Whether Napoleon was beaten or not no one could say. "He'll be back tomorrow with reinforcements," many said. Nathan Rothschild thought otherwise.
At nightfall he drew the girth of his saddle two holes tighter, threw away his pistols, coat and hat, and rode away, on a gentle patter. After two miles this was increased to a stiff gallop. He knew his horse--he was turning off each mile in just five minutes. He rode sixty miles in five hours, using up three horses. The messenger to whom he tossed his saddlebags asked no questions, but leaping astride his horse, dived into the darkness and was gone. Rothschild's men were twenty-four hours ahead of the regular post.
When the news reached London that Wellington had won, the Banking House of Rothschild had no cash, but its safe was stuffed with English Securities.
Nathan Rothschild made his way leisurely back to London. On arriving there he found himself richer, by more than five hundred thousand pounds, than he was when he rode away.
* * * * * * *
In Eighteen Hundred Twenty-two, the Emperor of Austria conferred the title of Baron on the sons of Mayer Anselm Rothschild.
It was the first and only time in history where five brothers were so honored at one time.
Certain sarcastic persons have pointed out the fact that this wholesale decoration was done immediately after the Rothschilds had floated a rather large and risky loan for his Kingship. This is irrelevant, inconsequential, and outside the issue. That the House of Rothschild with its branches had an open sesame upon the purse-strings of Europe for half a century is a fact. Nations in need of cash had to apply to the Rothschilds. The Rothschilds didn't loan them the money--they merely looked after the details of the loan, and guaranteed the lender that the interest would not be defaulted. Their agencies everywhere were in touch with investors. The nobility are a timid sort--they like to invest their hard-earned savings outside of their bailiwick--nobody knows what will happen!

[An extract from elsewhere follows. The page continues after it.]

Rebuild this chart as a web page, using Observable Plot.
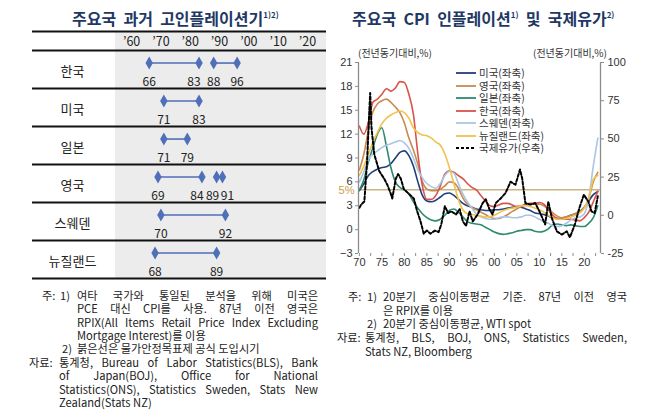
<!DOCTYPE html>
<html><head><meta charset="utf-8">
<script src="https://cdn.jsdelivr.net/npm/d3@7"></script>
<script src="https://cdn.jsdelivr.net/npm/@observablehq/plot@0.6"></script>
<style>
body{margin:0;background:#fff;font-family:"Noto Sans CJK KR","Noto Sans",sans-serif;}
#root{position:relative;width:658px;height:417px;overflow:hidden;background:#fff;}
.abs{position:absolute;white-space:nowrap;}
.title{font-weight:bold;font-size:16px;line-height:22px;color:#1f3864;}
.title sup{font-size:8px;vertical-align:7px;}
.note{font-size:11.2px;color:#222;line-height:13px;height:13px;}
.j{text-align:justify;text-align-last:justify;}
.unit{font-size:10px;color:#333;line-height:14px;}
.leg{font-size:10.5px;color:#333;line-height:12px;display:flex;align-items:center;}
</style></head>
<body><div id="root">
<div class="abs title" style="left:72px;top:4px;">주요국&nbsp; 과거&nbsp; 고인플레이션기<sup>1)2)</sup></div>
<div class="abs title" style="left:352px;top:4px;">주요국&nbsp; CPI&nbsp; 인플레이션<sup>1)</sup>&nbsp; 및&nbsp; 국제유가<sup>2)</sup></div>
<div id="leftChart" class="abs" style="left:0;top:26px;"></div>
<div id="rightChart" class="abs" style="left:330px;top:44px;"></div>
<div class="abs unit" style="left:358px;top:46px;">(전년동기대비,%)</div>
<div class="abs unit" style="left:533px;top:46px;">(전년동기대비,%)</div>
<div id="legend" class="abs" style="left:455px;top:67px;"></div>

<div class="abs note" style="left:42px;top:289px;">주:</div>
<div class="abs note" style="left:60px;top:289px;">1)</div>
<div class="abs note j" style="left:77px;top:289px;width:241px;">여타 국가와 통일된 분석을 위해 미국은</div>
<div class="abs note j" style="left:77px;top:302px;width:241px;">PCE 대신 CPI를 사용. 87년 이전 영국은</div>
<div class="abs note j" style="left:77px;top:316px;width:241px;">RPIX(All Items Retail Price Index Excluding</div>
<div class="abs note" style="left:77px;top:329px;">Mortgage Interest)를 이용</div>
<div class="abs note" style="left:62px;top:342px;">2)</div>
<div class="abs note" style="left:77px;top:342px;">붉은선은 물가안정목표제 공식 도입시기</div>
<div class="abs note" style="left:29px;top:356px;">자료:</div>
<div class="abs note j" style="left:59px;top:356px;width:259px;">통계청, Bureau of Labor Statistics(BLS), Bank</div>
<div class="abs note j" style="left:59px;top:369px;width:259px;">of Japan(BOJ), Office for National</div>
<div class="abs note j" style="left:59px;top:383px;width:259px;">Statistics(ONS), Statistics Sweden, Stats New</div>
<div class="abs note" style="left:59px;top:396px;">Zealand(Stats NZ)</div>

<div class="abs note" style="left:348px;top:290px;">주:</div>
<div class="abs note" style="left:367px;top:290px;">1)</div>
<div class="abs note j" style="left:383px;top:290px;width:244px;">20분기 중심이동평균 기준. 87년 이전 영국</div>
<div class="abs note" style="left:383px;top:304px;">은 RPIX를 이용</div>
<div class="abs note" style="left:367px;top:317px;">2)</div>
<div class="abs note" style="left:383px;top:317px;">20분기 중심이동평균, WTI spot</div>
<div class="abs note" style="left:337px;top:331px;">자료:</div>
<div class="abs note j" style="left:365px;top:331px;width:262px;">통계청, BLS, BOJ, ONS, Statistics Sweden,</div>
<div class="abs note" style="left:365px;top:345px;">Stats NZ, Bloomberg</div>
</div>
<script>
// ---------- Left table: high-inflation periods ----------
const rowCountries = ["한국","미국","일본","영국","스웨덴","뉴질랜드"];
const periodCountry = ["한국","한국","미국","일본","영국","영국","스웨덴","뉴질랜드"];
const periodStart = [1966,1988,1971,1971,1969,1989,1970,1968];
const periodEnd   = [1983,1996,1983,1979,1984,1991,1992,1989];
const decadeTicks = [1960,1970,1980,1990,2000,2010,2020];
const decadeLabels = ["’60","’70","’80","’90","’00","’10","’20"];

// ---------- Right chart: CPI (20Q centered MA) and oil ----------
const cpiYears = [1970,1971,1972,1973,1974,1975,1976,1977,1978,1979,
  1980,1981,1982,1983,1984,1985,1986,1987,1988,1989,
  1990,1991,1992,1993,1994,1995,1996,1997,1998,1999,
  2000,2001,2002,2003,2004,2005,2006,2007,2008,2009,
  2010,2011,2012,2013,2014,2015,2016,2017,2018,2019,
  2020,2021,2022,2023];
const usCPI = [4.9,5.8,6.8,7.3,7.6,7.8,7.9,8.3,9.0,9.7,
  9.9,9.3,8.0,6.0,4.3,3.6,3.5,3.7,4.1,4.5,
  4.6,4.3,3.8,3.3,3.0,2.8,2.6,2.5,2.4,2.4,
  2.5,2.5,2.6,2.7,2.8,2.9,2.8,2.6,2.4,2.1,
  2.0,1.9,1.7,1.5,1.4,1.4,1.6,1.8,2.0,2.3,
  2.8,3.6,4.4,4.8];
const ukCPI = [7.5,9.5,12.5,14.8,15.8,16.2,16.4,16.0,15.4,14.7,
  13.4,11.5,10.0,8.2,6.0,5.1,4.9,4.9,5.1,5.5,
  6.0,5.9,5.2,4.0,3.2,2.8,2.5,2.2,1.9,1.6,
  1.4,1.4,1.6,1.9,2.3,2.6,2.9,3.1,3.2,3.2,
  3.2,3.0,2.6,2.1,1.7,1.5,1.6,1.8,2.0,2.3,
  2.8,3.9,6.0,7.2];
const jpCPI = [5.0,6.3,8.5,10.3,12.0,12.8,10.5,7.8,6.0,5.3,
  5.0,4.5,3.5,2.7,2.0,1.5,1.2,1.1,1.3,1.8,
  2.4,2.6,2.2,1.6,1.0,0.8,0.7,0.6,0.3,0.0,
  -0.3,-0.5,-0.6,-0.5,-0.4,-0.2,-0.1,0.0,0.0,-0.2,
  -0.3,-0.2,0.1,0.6,0.7,0.6,0.5,0.6,0.5,0.4,
  0.4,0.8,1.5,3.0];
const krCPI = [13.0,12.0,13.5,16.0,16.4,17.0,17.7,17.4,17.8,18.6,
  18.5,17.0,14.5,9.5,5.5,3.8,3.8,4.3,5.5,7.0,
  7.4,7.2,6.8,6.4,5.8,5.3,5.0,4.3,3.6,3.0,
  2.9,3.1,3.3,3.3,3.1,2.9,3.0,3.2,3.3,3.3,
  3.4,3.2,2.5,1.8,1.4,1.3,1.3,1.3,1.2,1.1,
  1.5,2.2,3.5,4.8];
const seCPI = [6.0,7.3,8.8,9.5,9.9,10.3,10.6,10.8,11.0,11.2,
  10.9,10.2,9.0,7.5,6.5,5.8,5.4,5.2,5.8,6.8,
  7.3,7.1,5.8,4.5,3.5,2.7,2.0,1.6,1.4,1.3,
  1.3,1.5,1.6,1.6,1.5,1.5,1.6,1.8,1.8,1.6,
  1.3,1.0,0.8,0.5,0.4,0.5,0.8,1.2,1.5,1.6,
  2.0,4.0,8.0,11.5];
const nzCPI = [6.8,8.0,9.5,11.0,12.2,13.3,14.0,14.4,14.7,14.9,
  14.7,14.0,12.8,12.2,11.9,11.8,11.5,11.0,10.6,9.5,
  7.8,5.8,3.8,2.5,2.0,1.9,1.8,1.7,1.6,1.6,
  1.8,2.1,2.4,2.6,2.7,2.8,3.0,3.0,2.9,2.7,
  2.5,2.2,1.8,1.5,1.3,1.3,1.4,1.6,1.8,2.1,
  2.7,4.0,6.3,6.8];
const oilYears = [1970.0,1970.4,1971.1,1971.7,1972.2,1972.4,1972.7,1973.3,1974.4,1975.5,
  1976.2,1977.0,1977.3,1978.1,1978.6,1979.2,1979.9,1981.0,1982.1,1982.8,
  1983.6,1984.3,1985.0,1985.8,1986.8,1987.6,1988.2,1989.0,1989.7,1990.4,
  1991.5,1992.3,1993.0,1993.7,1994.5,1995.2,1996.3,1997.4,1998.1,1998.9,
  1999.6,2000.3,2001.4,2002.5,2003.6,2004.7,2005.7,2006.2,2006.9,2008.0,
  2009.1,2010.2,2011.3,2012.0,2012.8,2013.9,2015.0,2016.1,2016.8,2017.9,
  2018.9,2019.9,2020.9,2021.6,2022.3,2023.0];
const oilWTI = [5,7,9,35,68,80,57,40,29,24,
  20,14,11,24,27,24,17,14,11,3,
  -4,-12,-10,-12,-10,-11,-6,6,1.5,2.6,
  0.6,4,-4,-7,2.6,-4,0.6,8,10.5,4,
  0.6,8,11,14.6,22,20,30,24,8,7,
  8,1.5,-6,9,-2,-10.5,-12.6,-10.5,-14.4,-6,
  4.8,13.5,9,2.6,1.5,12.4];
const seriesNames = ["미국(좌축)","영국(좌축)","일본(좌축)","한국(좌축)","스웨덴(좌축)","뉴질랜드(좌축)"];
const seriesValues = [usCPI, ukCPI, jpCPI, krCPI, seCPI, nzCPI];
const seriesColors = ["#203f7c","#c98a52","#2f8a70","#d9534a","#a9c6e6","#f0c24e"];
const oilName = "국제유가(우축)";
const leftTicks = [-3,0,3,6,9,12,15,18,21];
const rightTicks = [-25,0,25,50,75,100];
const xLabelYears = [1970,1975,1980,1985,1990,1995,2000,2005,2010,2015,2020];
const xLabels = ["70","75","80","85","90","95","00","05","10","15","20"];
const xMinorTicks = [1970,1972.5,1975,1977.5,1980,1982.5,1985,1987.5,1990,1992.5,1995,1997.5,2000,2002.5,2005,2007.5,2010,2012.5,2015,2017.5,2020,2022.5];
const targetLine = [5];

const font = '"Noto Sans CJK KR","Noto Sans",sans-serif';
const numFont = '"Liberation Sans",Arial,sans-serif';
const blue = "#4f6fb8";

// ---- left table plot ----
const rowTop = c => rowCountries.indexOf(c) + 0.5;
const periods = periodCountry.map((c,i)=>({country:c, start:periodStart[i], end:periodEnd[i]}));
// label nudges so that close labels (e.g. '89–'91) stay legible
const endpoints = periods.flatMap((p, i) => {
  const short = p.end - p.start < 4;
  const nextSame = periods[i+1] && periods[i+1].country === p.country && periods[i+1].start - p.end < 6;
  return [{country:p.country, year:p.start, dx: short ? -4 : 0},
          {country:p.country, year:p.end, dx: short ? 5 : (nextSame ? -5 : 0)}];
});
const separators = [0, 0.5, ...rowCountries.map(c => rowTop(c) + 1)];
const xDomL = [1954.5, 2026.5];

const leftPlot = Plot.plot({
  width: 330, height: 256,
  marginLeft: 115, marginRight: 4, marginTop: 5, marginBottom: 4,
  x: {domain: xDomL, axis: null},
  y: {domain: [6.5, 0], axis: null},
  style: {fontFamily: font, background: "transparent", overflow: "visible"},
  marks: [
    Plot.rect([0], {x1: () => xDomL[0], x2: () => xDomL[1], y1: () => 0, y2: () => 6.5, fill: "#ececec"}),
    Plot.ruleY(separators, {y: d => d, stroke: "#111", strokeWidth: 2, insetLeft: -83}),
    Plot.text(decadeTicks, {x: d => d, y: () => 0.27, text: (d,i) => decadeLabels[i], fontSize: 12.5, fill: "#222"}),
    Plot.text(rowCountries, {frameAnchor: "left", textAnchor: "middle", dx: -43, y: d => rowTop(d) + 0.56, text: d => d, fontSize: 13, fill: "#222"}),
    Plot.ruleY(periods, {x1: "start", x2: "end", y: d => rowTop(d.country) + 0.33, stroke: blue, strokeWidth: 1.6}),
    Plot.dot(endpoints, {x: "year", y: d => rowTop(d.country) + 0.33, symbol: "diamond", r: 3.9, fill: blue}),
    ...[-5, -4, 0, 5].map(off => Plot.text(endpoints.filter(d => d.dx === off), {x: "year", dx: off, y: d => rowTop(d.country) + 0.83, text: d => String(d.year % 100).padStart(2,"0"), fontSize: 12, fill: "#222"}))
  ]
});
document.getElementById("leftChart").appendChild(leftPlot);

// ---- right chart ----
const xDomR = [1969.8, 2023.6];
const oilToLeft = d3.scaleLinear([-25, 100], [-3, 21]);
const cpiData = seriesNames.flatMap((n, si) => cpiYears.map((y, i) => ({name: n, year: y, value: seriesValues[si][i]})));
const oilData = oilYears.map((y, i) => ({year: y, value: oilWTI[i]}));
const axisColor = "#8c8c8c";

const rightPlot = Plot.plot({
  width: 300, height: 231,
  marginLeft: 28, marginRight: 30, marginTop: 18, marginBottom: 22,
  x: {domain: xDomR, axis: null},
  y: {domain: [-3, 21], axis: null},
  color: {domain: seriesNames, range: seriesColors},
  style: {fontFamily: numFont, background: "transparent", overflow: "visible"},
  marks: [
    Plot.ruleY(targetLine, {y: d => d, stroke: "#c9b483", strokeWidth: 1.5}),
    Plot.text(targetLine, {y: d => d, frameAnchor: "left", textAnchor: "middle", dx: -12, dy: 1, text: d => d + "%", fill: "#c9a24a", fontSize: 11}),
    ...seriesNames.map(n => Plot.line(cpiData.filter(d => d.name === n), {x: "year", y: "value", stroke: "name", strokeWidth: 1.6, curve: "monotone-x"})),
    Plot.line(oilData, {x: "year", y: d => oilToLeft(d.value), stroke: "#000", strokeWidth: 2, strokeDasharray: "3,2"}),
    Plot.ruleX(xDomR, {x: d => d, stroke: axisColor, strokeWidth: 1.3}),
    Plot.axisY(leftTicks, {anchor: "left", label: null, tickSize: 3, tickPadding: 3, stroke: axisColor, fill: "#333", fontSize: 11}),
    Plot.axisY(rightTicks.map(oilToLeft), {anchor: "right", label: null, tickSize: 3, tickPadding: 4, stroke: axisColor, fill: "#333", fontSize: 11,
      tickFormat: d => String(Math.round(oilToLeft.invert(d)))}),
    Plot.axisX(xMinorTicks, {anchor: "bottom", label: null, tickSize: 3, stroke: axisColor, tickFormat: () => ""}),
    Plot.axisX(xLabelYears, {anchor: "bottom", label: null, tickSize: 0, tickPadding: 5, fill: "#333", fontSize: 11,
      tickFormat: d => xLabels[xLabelYears.indexOf(d)]})
  ]
});
document.getElementById("rightChart").appendChild(rightPlot);

// ---- legend ----
const legend = document.getElementById("legend");
const legendItems = seriesNames.map((n, i) => ({name: n, color: seriesColors[i], dash: null}))
  .concat([{name: oilName, color: "#000", dash: "3,2"}]);
legendItems.forEach(it => {
  const row = document.createElement("div");
  row.className = "leg";
  row.style.height = "12.5px";
  row.innerHTML = `<svg width="22" height="12" style="margin-right:2px"><line x1="1" y1="6" x2="21" y2="6" stroke="${it.color}" stroke-width="${it.dash ? 2 : 1.8}" ${it.dash ? `stroke-dasharray="${it.dash}"` : ""}/></svg><span>${it.name}</span>`;
  legend.appendChild(row);
});
</script>
</body></html>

The Rothschilds would not float a loan until they were assured that the premises were not mortgaged. More than this, there was a superstition all 'round that they were backed up by J. Bull, and J. Bull is a close collector.
The Rothschilds made government loans popular--before this, kings got their cash mostly by coercion.
For their services the Rothschilds asked only the most modest fee--a fee so small it was absurd--a sixteenth of one per cent, or something like that.
It is safe to say that only one Government in the world, at some time or other from Eighteen Hundred Fifteen to Eighteen Hundred Seventy, never courted the Rothschilds with "intentions."
America never quite forgot, nor forgave, that Hessian incident, and the Rothschilds were never asked for favors by your Uncle Samuel.
There were four generations of Rothschilds, among whom there have been very able men. This beats the rule by three generations, and the record by one.
The Frankfort House of Rothschild was dissolved in Nineteen Hundred One. The London firm still continues, but I am advised that the Rothschilds, while interesting in a historic way, are no longer looked upon as a world power.
Letizia, the mother of ten, is worthy of more space than I am able here to give her. There are those who say she was the real founder of the House of Rothschild. She died aged exactly one hundred, in the Red Shield, where she was married and where all of her children were born.
She outlived the fall of Napoleon just forty years. She had a fine and pardonable pride in her kingly sons.
Politics and world problems interested her. She was sane and sensible and happy to the last.